As his reading ability waned, my messages became shorter. But staff and a couple of residents told me that he read and re-read them. The receptionist told  me that she loved seeing the joy in his face when she gave him the email.

It was a long good-bye. From around 2004, Ernie’s decline, both physical and cognitive, was apparent to us both and we talked about it. In December 2006, he had his first seizure–undiagnosed at the time. After that, his decline increased. He had a few more seizures, still undiagnosed by the three neurologists who saw him over several years. Then, in July 2010 he had a  massive seizure and I was told he was dying. We were both ready. But he didn’t die. The seizures became more frequent and he became more and more cognitively and physically weakened, impaired, and struggling.

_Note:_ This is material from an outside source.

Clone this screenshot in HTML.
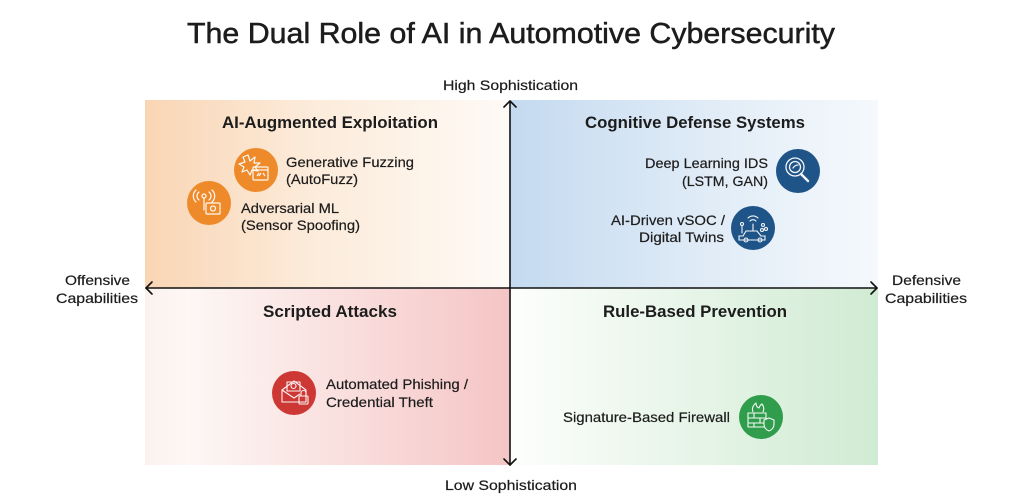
<!DOCTYPE html>
<html><head><meta charset="utf-8"><style>
html,body{margin:0;padding:0;background:#fff;}
svg{display:block;}
text{font-family:"Liberation Sans",Arial,sans-serif;fill:#1c1c1c;}
</style></head><body>
<svg width="1024" height="499" viewBox="0 0 1024 499" xmlns="http://www.w3.org/2000/svg">
<defs>
<linearGradient id="gTL" x1="0" y1="0" x2="1" y2="0">
<stop offset="0" stop-color="#f9d5b4"/><stop offset="0.45" stop-color="#fcebda"/><stop offset="1" stop-color="#fefaf6"/>
</linearGradient>
<linearGradient id="gTR" x1="0" y1="0" x2="1" y2="0">
<stop offset="0" stop-color="#c4daf0"/><stop offset="0.55" stop-color="#e1ecf7"/><stop offset="1" stop-color="#f5f9fc"/>
</linearGradient>
<linearGradient id="gBL" x1="0" y1="0" x2="1" y2="0">
<stop offset="0" stop-color="#fbf2ef"/><stop offset="0.12" stop-color="#fdf7f5"/><stop offset="1" stop-color="#f5c5c5"/>
</linearGradient>
<linearGradient id="gBR" x1="0" y1="0" x2="1" y2="0">
<stop offset="0" stop-color="#fdfefd"/><stop offset="0.15" stop-color="#f6fbf6"/><stop offset="1" stop-color="#d0ebd3"/>
</linearGradient>
</defs>

<!-- quadrants -->
<rect x="145" y="100" width="365" height="188" fill="url(#gTL)"/>
<rect x="510" y="100" width="368" height="188" fill="url(#gTR)"/>
<rect x="145" y="288" width="365" height="177" fill="url(#gBL)"/>
<rect x="510" y="288" width="368" height="177" fill="url(#gBR)"/>

<!-- title -->
<text x="187" y="43" font-size="29" textLength="648" lengthAdjust="spacingAndGlyphs" stroke="#1c1c1c" stroke-width="0.5">The Dual Role of AI in Automotive Cybersecurity</text>

<!-- axis labels -->
<g stroke="#1c1c1c" stroke-width="0.2">
<text x="443" y="90" font-size="14" textLength="135" lengthAdjust="spacingAndGlyphs">High Sophistication</text>
<text x="445" y="490" font-size="14" textLength="132" lengthAdjust="spacingAndGlyphs">Low Sophistication</text>
<text x="65" y="285" font-size="14" textLength="65" lengthAdjust="spacingAndGlyphs">Offensive</text>
<text x="56" y="303" font-size="14" textLength="82" lengthAdjust="spacingAndGlyphs">Capabilities</text>
<text x="892" y="285" font-size="14" textLength="69" lengthAdjust="spacingAndGlyphs">Defensive</text>
<text x="885" y="303" font-size="14" textLength="82" lengthAdjust="spacingAndGlyphs">Capabilities</text>
</g>

<!-- axes -->
<g stroke="#111" stroke-width="1.6" fill="none" stroke-linecap="round" stroke-linejoin="round">
<line x1="510" y1="101" x2="510" y2="465"/>
<line x1="146" y1="288" x2="877" y2="288"/>
<polyline points="504,107 510,101 516,107"/>
<polyline points="504,459 510,465 516,459"/>
<polyline points="152,282 146,288 152,294"/>
<polyline points="871,282 877,288 871,294"/>
</g>

<!-- quadrant headings -->
<text x="222" y="128" font-size="17" font-weight="bold" textLength="216" lengthAdjust="spacingAndGlyphs">AI-Augmented Exploitation</text>
<text x="585" y="128" font-size="17" font-weight="bold" textLength="220" lengthAdjust="spacingAndGlyphs">Cognitive Defense Systems</text>
<text x="263" y="317" font-size="17" font-weight="bold" textLength="134" lengthAdjust="spacingAndGlyphs">Scripted Attacks</text>
<text x="603" y="317" font-size="17" font-weight="bold" textLength="184" lengthAdjust="spacingAndGlyphs">Rule-Based Prevention</text>

<!-- items text -->
<g font-size="14" stroke="#1c1c1c" stroke-width="0.2">
<text x="286" y="167" textLength="128" lengthAdjust="spacingAndGlyphs">Generative Fuzzing</text>
<text x="286" y="184" textLength="72" lengthAdjust="spacingAndGlyphs">(AutoFuzz)</text>
<text x="241" y="213" textLength="98" lengthAdjust="spacingAndGlyphs">Adversarial ML</text>
<text x="241" y="230" textLength="119" lengthAdjust="spacingAndGlyphs">(Sensor Spoofing)</text>
<text x="645" y="168" textLength="123" lengthAdjust="spacingAndGlyphs">Deep Learning IDS</text>
<text x="682" y="186" textLength="86" lengthAdjust="spacingAndGlyphs">(LSTM, GAN)</text>
<text x="611" y="225" textLength="114" lengthAdjust="spacingAndGlyphs">AI-Driven vSOC /</text>
<text x="639" y="242" textLength="85" lengthAdjust="spacingAndGlyphs">Digital Twins</text>
<text x="326" y="389" textLength="142" lengthAdjust="spacingAndGlyphs">Automated Phishing /</text>
<text x="326" y="407" textLength="107" lengthAdjust="spacingAndGlyphs">Credential Theft</text>
<text x="563" y="422" textLength="167" lengthAdjust="spacingAndGlyphs">Signature-Based Firewall</text>
</g>

<!-- icons -->
<!-- Generative Fuzzing -->
<circle cx="256" cy="170" r="22" fill="#ee8a2a"/>
<g stroke="#fff" stroke-width="1.2" fill="none" stroke-linejoin="round" opacity="0.95">
<polygon points="248,155 250,161 255,157 254,163 260,163 255,167 258,171 252,170 250,175 247,170 242,172 244,167 239,164 245,162 243,157"/>
<rect x="253" y="167" width="15" height="13" rx="1"/>
<line x1="253" y1="170" x2="268" y2="170"/>
<path d="M257,176 l2,-3 M259,176 l2,-3 M263,173 l2,3"/>
</g>
<!-- Adversarial ML -->
<circle cx="209" cy="203" r="22" fill="#ee8a2a"/>
<g stroke="#fff" stroke-width="1.2" fill="none" stroke-linecap="round" opacity="0.95">
<path d="M199,192 a5,5 0 0,0 0,8 M196,190 a8,8 0 0,0 0,12 M209,192 a5,5 0 0,1 0,8 M212,190 a8,8 0 0,1 0,12"/>
<circle cx="204" cy="196" r="2"/>
<line x1="204" y1="198" x2="204" y2="210"/>
<rect x="206" y="203" width="14" height="11" rx="1"/>
<circle cx="213" cy="208.5" r="2.5"/>
</g>
<!-- Deep Learning IDS -->
<circle cx="798" cy="171" r="22" fill="#1f5488"/>
<g stroke="#fff" stroke-width="1.3" fill="none" stroke-linecap="round" opacity="0.95">
<circle cx="795" cy="167" r="9"/>
<circle cx="795" cy="167" r="5.5"/>
<line x1="801" y1="174" x2="808" y2="181" stroke-width="2.4"/>
<path d="M793,168 q2,-3 5,-3"/>
</g>
<!-- vSOC -->
<circle cx="753" cy="228" r="22" fill="#1f5488"/>
<g stroke="#fff" stroke-width="1.1" fill="none" stroke-linecap="round" opacity="0.95">
<path d="M743,236 l3,-5 h11 l4,5 h4 v4 h-26 v-4 z"/>
<circle cx="746" cy="240" r="2"/><circle cx="760" cy="240" r="2"/>
<path d="M748,218 a7,7 0 0,1 10,0 M750,221 a4,4 0 0,1 6,0"/>
<line x1="753" y1="224" x2="753" y2="231"/>
<circle cx="742" cy="224" r="1.5"/><line x1="742" y1="226" x2="742" y2="233"/>
<circle cx="763" cy="225" r="1.5"/><circle cx="766" cy="229" r="1.5"/><circle cx="762" cy="230" r="1.5"/>
</g>
<!-- Phishing -->
<circle cx="294" cy="393" r="22" fill="#cd3834"/>
<g stroke="#fff" stroke-width="1.1" fill="none" stroke-linejoin="round" opacity="0.95">
<path d="M282,390 l12,-9 l12,9 v12 h-24 z"/>
<path d="M282,390 l12,8 l6,-4"/>
<rect x="287" y="382" width="13" height="9"/>
<circle cx="293.5" cy="386" r="2.5"/>
<rect x="299" y="396" width="9" height="8" rx="1"/>
<path d="M301,396 v-3 a2.5,2.5 0 0,1 5,0 v3"/>
</g>
<!-- Firewall -->
<circle cx="761" cy="417" r="22" fill="#2f9d4b"/>
<g stroke="#fff" stroke-width="1.1" fill="none" stroke-linejoin="round" opacity="0.95">
<rect x="748" y="413" width="18" height="14"/>
<path d="M748,418 h18 M748,423 h18 M754,413 v5 M760,418 v5 M754,423 v4"/>
<path d="M753,412 q-2,-5 3,-9 q0,4 3,5 q1,-3 3,-4 q3,4 1,8"/>
<path d="M764,420 l5,-2 l5,2 v4 q0,5 -5,7 q-5,-2 -5,-7 z" fill="#2f9d4b"/>
</g>
</svg>
</body></html>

In January 2011 we moved  him to assisted living, where he was still mostly able to take care of himself and where he had no seizures until June 2012. After that, there was an aide with him 24/7, and I was in the process of having him admitted to the care center, something I dreaded.

Fortunately, Ernie died in his room in assisted living, with all his art, books, and his own furnishings around him, without having to be in the care center. And with me, Patti, Melissa, and Patrick there.